LA CRISI - All'indomani dell'allarme sui licenziamenti lanciato dal cardinale Bagnasco, monsignor Crociata è tornata sul tema della crisi, spiegando che i vescovi italiani non vogliono dare un giudizio su quanto fatto finora dal governo per combatterla, ma che si limitano a indicare le difficoltà e i problemi ancora presenti e ad incoraggiare «a fare sempre di più e meglio». «Esprimiamo la preoccupazione - ha sottolineato il segretario della Cei- per una realtà sociale, ma noi non siamo un soggetto politico che deve dare patenti o riconoscimenti a qualcuno. Siamo un soggetto pastorale - ha aggiunto - che se vede un problema lo segnala e si sforza di mettersi in gioco. Noi richiamiamo l’attenzione affinché i problemi ancora presenti siano posti all’attenzione di chi gestisce la cosa pubblica e incoraggiamo a chi ha il compito in questo campo a fare sempre di più e meglio».

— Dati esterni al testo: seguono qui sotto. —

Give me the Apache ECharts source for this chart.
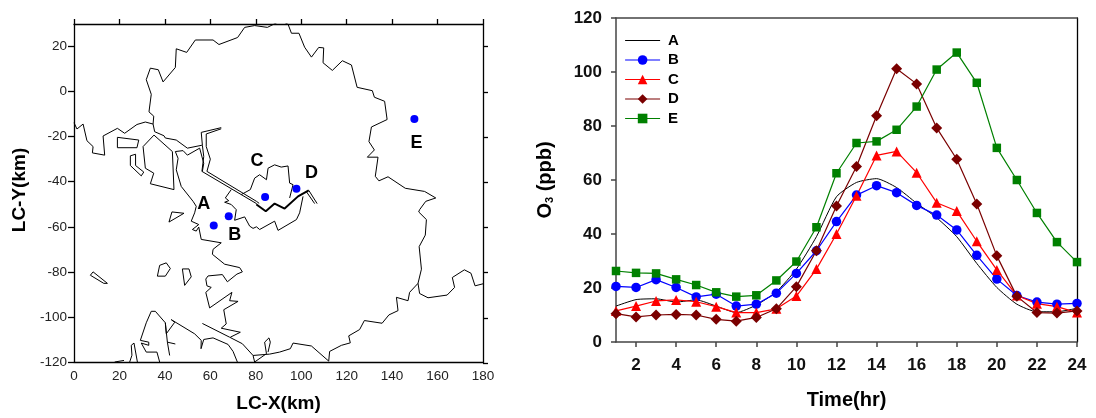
<!DOCTYPE html>
<html><head><meta charset="utf-8">
<style>html,body{margin:0;padding:0;background:#fff}#c{width:1096px;height:418px}</style>
<script src="https://cdn.jsdelivr.net/npm/echarts@6/dist/echarts.min.js"></script>
</head><body><div id="c"></div>
<script>
// Right panel data
const hours=[1,2,3,4,5,6,7,8,9,10,11,12,13,14,15,16,17,18,19,20,21,22,23,24];
const seriesA=[13.3,15.7,16,14.8,15.6,13.3,10.9,13.7,18.6,27,39,53.8,59.1,60.5,57.2,51.4,46,39,29.1,20.2,14,11.2,11.2,12.5];
const seriesB=[20.6,20.2,23.1,20.2,16.7,17.7,13.3,14,18.1,25.4,33.8,44.6,54.4,57.9,55.3,50.6,47,41.5,32.1,23.3,17.2,14.8,14,14.3];
const seriesC=[11.5,13.3,15.2,15.6,14.9,13.1,10.9,10.9,12.3,17,27,40,54.2,69.1,70.6,62.7,51.6,48.5,37.3,26.7,17.2,14.2,13.1,10.9];
const seriesD=[10.5,9.3,10,10.2,10,8.4,7.7,9.1,12.3,20.5,33.8,50.4,65,83.8,101.2,95.6,79.3,67.7,51.1,31.9,16.9,10.9,10.7,11.5];
const seriesE=[26.3,25.6,25.4,23.2,21.1,18.4,16.8,17.3,22.8,29.8,42.5,62.5,73.7,74.3,78.6,87.2,100.9,107.2,96,71.9,60,47.8,37,29.6];
const hourTicks=[2,4,6,8,10,12,14,16,18,20,22,24];
const ppbTicks=[0,20,40,60,80,100,120];
const kmXTicks=[0,20,40,60,80,100,120,140,160,180];
const kmYTicks=[-120,-100,-80,-60,-40,-20,0,20];
// Left panel sites
const siteNames=['A','B','C','D','E'];
const siteX=[61.5,68.1,84.1,97.9,149.8];
const siteY=[-59.4,-55.3,-46.8,-43.1,-12.2];
// Left panel outlines (km)
const coastWest=[[0,-13.8],[1.3,-16.6],[4,-14.4],[5.7,-21.8],[8.4,-24.4],[8.1,-27.2],[13.5,-28.2],[12.8,-19.7],[19.1,-16.3],[22.3,-18.5],[27.7,-14.6],[31.4,-13.5],[34.8,-14.4],[35.5,-17.8],[39.6,-19.6],[40.2,-20.6],[45,-21.5],[49.9,-25.1],[56.3,-23.8]];
const northLoop=[[34.8,-14.4],[35.1,-10.9],[33,-9],[34,-1.2],[31.8,5.3],[33.6,10.4],[37.1,9.7],[39.2,4.3],[44.6,10.7],[45,19],[49.6,17.4],[53.4,22.9],[61.2,22.9],[63.8,20.9],[72,24],[75.1,28.5],[79.5,29.3],[85.1,28.5],[87.9,29.9],[91,31.5],[94.2,29.9],[95.7,25.9],[99,25.9],[101.5,19.7],[104.5,15.3],[107.7,19.6],[109.9,19.4],[109.6,12.8],[113.7,9.4],[118.1,13.7],[122.1,11.8],[124.6,1.9],[131.3,0.4],[132.2,-2.5],[136.7,-4.3],[137.8,-12.4],[130.9,-15.7],[129.8,-22.2],[132.2,-25.9],[129.1,-29.1],[133.8,-29.1],[132.6,-37.6],[134.2,-39.6],[138.2,-37.8],[145.8,-42.9],[154.3,-44.3],[159.2,-47.2],[154.8,-48.7],[152.1,-52.4],[151.7,-53.4],[155.1,-56.8],[154.6,-63.7],[151.9,-68.8],[152.9,-78.8],[151.4,-85.1],[147.7,-89.1],[147,-92.8],[141.9,-91.3],[142.6,-97.2],[138.6,-99.1],[135.6,-102.8],[127.8,-101.6],[125.7,-105.6],[120.9,-108.4],[121.6,-111.5],[117.7,-112.6],[112.5,-115.3],[112.1,-119.6],[104.5,-112.9],[96.4,-111.6],[95.2,-114.1],[90.5,-115.6],[86.1,-116.5],[85.4,-116.5],[78.8,-117.1],[74.1,-111.9],[68.5,-109],[56.5,-102.9]];
const eastSpur=[[151.4,-85.1],[152.1,-89.6],[155.8,-91.5],[164.2,-90.3],[167.5,-86.9],[166.5,-82.5],[171.8,-79.1],[174.7,-80.6],[176.5,-86.2],[180,-85.3]];
const roadOne=[[64.8,-16],[56,-18.1],[56.5,-23.8],[57.1,-28.8],[56.3,-35.4],[80.3,-49.7],[80.3,-50.1]];
const roadTwo=[[64.8,-16.5],[58.2,-18.8],[58.2,-24.4],[60,-30],[58.5,-35.4],[80.3,-48.7],[81.5,-49.6]];
const roadThick=[[80.3,-50.1],[84.4,-53.1],[88.3,-49.7],[92.7,-51.9],[98.6,-46.5],[103.3,-43.8]];
const roadEndOne=[[103.3,-43.8],[107,-49.7]];
const roadEndTwo=[[102.2,-44.3],[105.9,-49.7]];
const coastLink=[[44.6,-26.6],[48,-26.2],[49.9,-28.2],[55.3,-25.1],[57.1,-31.8],[56.5,-35.4]];
const coastMid=[[44.6,-26.6],[45.8,-29.6],[45,-34.7],[47.2,-42.1],[52.4,-48.7],[53.8,-50.9],[53.1,-53.8],[51.6,-57.5],[54.9,-59],[52.1,-61.2],[53.8,-61.9],[54.9,-60.1],[56,-65.6],[64.8,-67.1],[61.2,-70],[60.9,-72.2],[66.3,-76.6],[72.9,-78.1],[74.1,-80],[71.7,-81],[67.5,-84.4],[65.3,-81.2],[59,-81.8],[58,-83.2],[58.5,-86.2],[60.4,-86.9],[58,-89.1],[59.7,-96],[69.5,-89.1],[68.5,-92.8],[72.2,-93.1],[65.9,-96.8],[67,-103.1],[64.8,-105],[73.2,-106.8],[68.8,-109]];
const coastSouth=[[37.7,-120],[36.5,-115.6],[31.8,-115.6],[29.6,-111.6],[32.9,-112.6],[32.9,-111.2],[29.2,-110.4],[31.8,-102.6],[34,-97.5],[35.8,-97.5],[40.2,-102.6],[40.6,-107.5],[44.3,-102.4],[42.8,-101.2],[53.1,-107.5],[56,-110.4],[55.9,-114.1],[57.1,-110],[61.2,-109.3],[67.8,-112.2],[70,-115.3],[71.9,-120]];
const spikeSouth=[[40.2,-102.6],[41.1,-111.2],[42.1,-117.1]];
const spikeCross=[[41.1,-111.2],[44.6,-112]];
const stubOne=[[17.9,-120],[22,-119.3]];
const stubTwo=[[24.5,-120],[25.5,-117],[25.2,-112.6],[26.4,-111.6],[27.9,-120]];
const stubThree=[[78.8,-117.1],[79.5,-120],[84.7,-116.3],[83.9,-111.2],[85.8,-109.3],[86.4,-111.2],[85.4,-115.6]];
const isleOne=[[19.1,-20.3],[28.5,-21.5],[27.7,-24.9],[19.1,-24.9],[19.1,-20.3]];
const isleTwo=[[30.4,-24.4],[35.2,-19.3],[43.3,-26.6],[44,-43.5],[33.6,-40.9],[35.1,-36.2],[31.4,-34],[30.4,-24.4]];
const isleThree=[[24.8,-28.5],[27.1,-27.8],[27.1,-32.8],[30.7,-35.7],[29.6,-37.4],[24.8,-32.8],[24.8,-28.5]];
const isleFour=[[7.2,-81.5],[8.4,-80],[14.7,-85.1],[13.1,-85.1],[7.2,-81.5]];
const isleFive=[[36.7,-81.9],[37.7,-77.1],[40.6,-76],[42.4,-78.5],[40.2,-81.9],[36.7,-81.9]];
const isleSix=[[47.7,-78.7],[50.6,-78.7],[51.6,-82.2],[48.7,-86],[47.7,-78.7]];
const isleSeven=[[41.8,-57.9],[43.1,-53.4],[48.4,-54],[41.8,-57.9]];
const urbanSouth=[[69.2,-43.5],[66.6,-47.2],[68.1,-48.4],[66.3,-49.1],[69.2,-50.1],[71.4,-52.4],[70.7,-57.1],[75.1,-55.6],[77.3,-59.7],[78.8,-60.7],[80.3,-60],[81.7,-61.2],[88.3,-57.5],[89.8,-61.6],[97.9,-56.8],[99.3,-53.8],[100.8,-46.5]];
const urbanNorth=[[73.6,-45.7],[77.6,-43.5],[79.5,-38.4],[81.7,-36.9],[84.7,-39.1],[85.4,-34],[88.3,-32.5],[91.2,-33.5],[94.2,-33],[94.9,-40.6],[96.4,-41.3],[94.9,-47.2]];

const thinLines=[coastWest,northLoop,eastSpur,roadOne,roadTwo,roadEndOne,roadEndTwo,coastLink,coastMid,coastSouth,spikeSouth,spikeCross,stubOne,stubTwo,stubThree,isleOne,isleTwo,isleThree,isleFour,isleFive,isleSix,isleSeven,urbanSouth,urbanNorth];

const FONT='"Liberation Sans", Arial, sans-serif';
const mapSeries=thinLines.map((d,i)=>({name:'map'+i,type:'line',xAxisIndex:0,yAxisIndex:0,data:d,showSymbol:false,symbol:'none',silent:true,lineStyle:{color:'#000',width:1},z:2}));
mapSeries.push({name:'mapThick',type:'line',xAxisIndex:0,yAxisIndex:0,data:roadThick,showSymbol:false,symbol:'none',silent:true,lineStyle:{color:'#000',width:2},z:2});

const labelOffsets=[[-10,-21],[6,19],[-8,-36],[15,-16],[2,24]];
const sites={name:'sites',type:'scatter',xAxisIndex:0,yAxisIndex:0,symbol:'circle',symbolSize:8,itemStyle:{color:'#0000ff',opacity:1},z:4,
  data:siteNames.map((n,i)=>({value:[siteX[i],siteY[i]],name:n,label:{show:true,formatter:n,position:'inside',offset:labelOffsets[i],color:'#000',opacity:1,fontFamily:FONT,fontWeight:'bold',fontSize:18}}))};

function ozone(name,vals,color,symbol,size,extra){
  return Object.assign({name,type:'line',xAxisIndex:3,yAxisIndex:3,data:hours.map((h,i)=>[h,vals[i]]),
    symbol,symbolSize:size,showSymbol:symbol!=='none',clip:false,itemStyle:{color},lineStyle:{color,width:1.2},z:5},extra||{});
}
const ozoneSeries=[
  ozone('A',seriesA,'#000000','none',0,{smooth:0.2,z:4,lineStyle:{color:'#000',width:1}}),
  ozone('B',seriesB,'#0000ff','circle',9.5),
  ozone('C',seriesC,'#ff0000','triangle',10),
  ozone('D',seriesD,'#7a0000','diamond',11),
  ozone('E',seriesE,'#008000','rect',8.5)
];

const blk={color:'#000',width:1.3};
const gry={color:'#444',width:1.5};
const lblL={fontFamily:FONT,fontSize:13.5,color:'#222'};
const lblR={fontFamily:FONT,fontSize:17,fontWeight:'bold',color:'#111'};

const chart=echarts.init(document.getElementById('c'),null,{renderer:'canvas'});
chart.setOption({
  animation:false,backgroundColor:'#fff',tooltip:{show:false},
  grid:[
    {left:74,right:613,top:24,bottom:55},
    {left:74,right:613,top:24,bottom:55},
    {left:616,right:19,top:18,bottom:76},
    {left:616,right:19,top:18,bottom:76}
  ],
  legend:{show:true,data:[{name:'A',itemStyle:{opacity:0}},'B','C','D','E'],left:624.5,top:33,orient:'vertical',itemWidth:35,itemHeight:12,itemGap:4.5,
    lineStyle:{width:1.2},
    textStyle:{fontFamily:FONT,fontWeight:'bold',fontSize:15,lineHeight:14,color:'#000',padding:[0,0,0,3]},selectedMode:false,padding:0},
  xAxis:[
    {gridIndex:0,type:'value',position:'bottom',min:0,max:180,interval:20,splitLine:{show:false},axisLine:{onZero:false,lineStyle:blk},axisTick:{show:false},
     axisLabel:Object.assign({margin:7,customValues:kmXTicks},lblL),name:'LC-X(km)',nameLocation:'middle',nameGap:32,nameTextStyle:{fontFamily:FONT,fontWeight:'bold',fontSize:19,color:'#000'}},
    {gridIndex:1,type:'value',position:'top',min:0,max:180,interval:20,splitLine:{show:false},axisLine:{onZero:false,lineStyle:blk},axisTick:{length:5,lineStyle:blk},axisLabel:{show:false}},
    {gridIndex:2,type:'value',position:'top',min:1,max:24,splitLine:{show:false},axisLine:{onZero:false,lineStyle:gry},axisTick:{show:false},axisLabel:{show:false}},
    {gridIndex:3,type:'value',position:'bottom',min:1,max:24,splitLine:{show:false},axisLine:{onZero:false,lineStyle:gry},axisTick:{length:5,lineStyle:gry,customValues:hourTicks},
     axisLabel:Object.assign({margin:15,customValues:hourTicks},lblR),name:'Time(hr)',nameLocation:'middle',nameGap:48,nameTextStyle:{fontFamily:FONT,fontWeight:'bold',fontSize:20,color:'#000'}}
  ],
  yAxis:[
    {gridIndex:0,type:'value',position:'left',min:-120,max:30,interval:20,splitLine:{show:false},axisLine:{onZero:false,lineStyle:blk},axisTick:{length:6,lineStyle:blk,customValues:kmYTicks},
     axisLabel:Object.assign({margin:7,customValues:kmYTicks},lblL),name:'LC-Y(km)',nameLocation:'middle',nameRotate:90,nameGap:45,nameTextStyle:{fontFamily:FONT,fontWeight:'bold',fontSize:19,color:'#000',padding:[0,0,0,6]}},
    {gridIndex:1,type:'value',position:'right',min:-120,max:30,interval:20,splitLine:{show:false},axisLine:{onZero:false,lineStyle:blk},axisTick:{length:5,lineStyle:blk,customValues:kmYTicks},axisLabel:{show:false}},
    {gridIndex:2,type:'value',position:'right',min:0,max:120,interval:20,splitLine:{show:false},axisLine:{onZero:false,lineStyle:blk},axisTick:{show:false},axisLabel:{show:false}},
    {gridIndex:3,type:'value',position:'left',min:0,max:120,interval:20,splitLine:{show:false},axisLine:{onZero:false,lineStyle:gry},axisTick:{length:5,lineStyle:gry,customValues:ppbTicks},
     axisLabel:Object.assign({margin:14,customValues:ppbTicks},lblR),
     name:'{a|O}{b|3}{a| (ppb)}',nameLocation:'middle',nameRotate:90,nameGap:61,
     nameTextStyle:{rich:{a:{fontFamily:FONT,fontWeight:'bold',fontSize:20,color:'#000'},b:{fontFamily:FONT,fontWeight:'bold',fontSize:11,lineHeight:12,color:'#000',verticalAlign:'bottom',padding:[14,0,0,0]}}}}
  ],
  series:[...mapSeries,sites,...ozoneSeries]
});
</script></body></html>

«INTERCULTURALISMO» - Nel corso della conferenza stampa sui lavori dell'Assemblea Cei, Crociata è poi tornato sul tema dell'immigrazione, specificando che la preferenza della Chiesa è per il modello dell'interculturalismo. «L'interculturalismo - ha spiegato il segretario della conferenza episcopale italiana - è scambio, arricchimento, condivisione di un territorio e dei valori e istituzioni che fanno l'unità di quel territorio che non è un'unità geografica ma storica e culturale, la quale - ha scandito Crociata - deve essere contesto e orizzonte in cui le varie culture possono integrarsi attorno a quella che è la cultura non dominante ma che plasma il tessuto artistico e sociale di comune appartenenza». Secondo i vescovi, cioè, «chi arriva non è invitato a negare la propria identità ma a viverla nel rapporto con gli altri».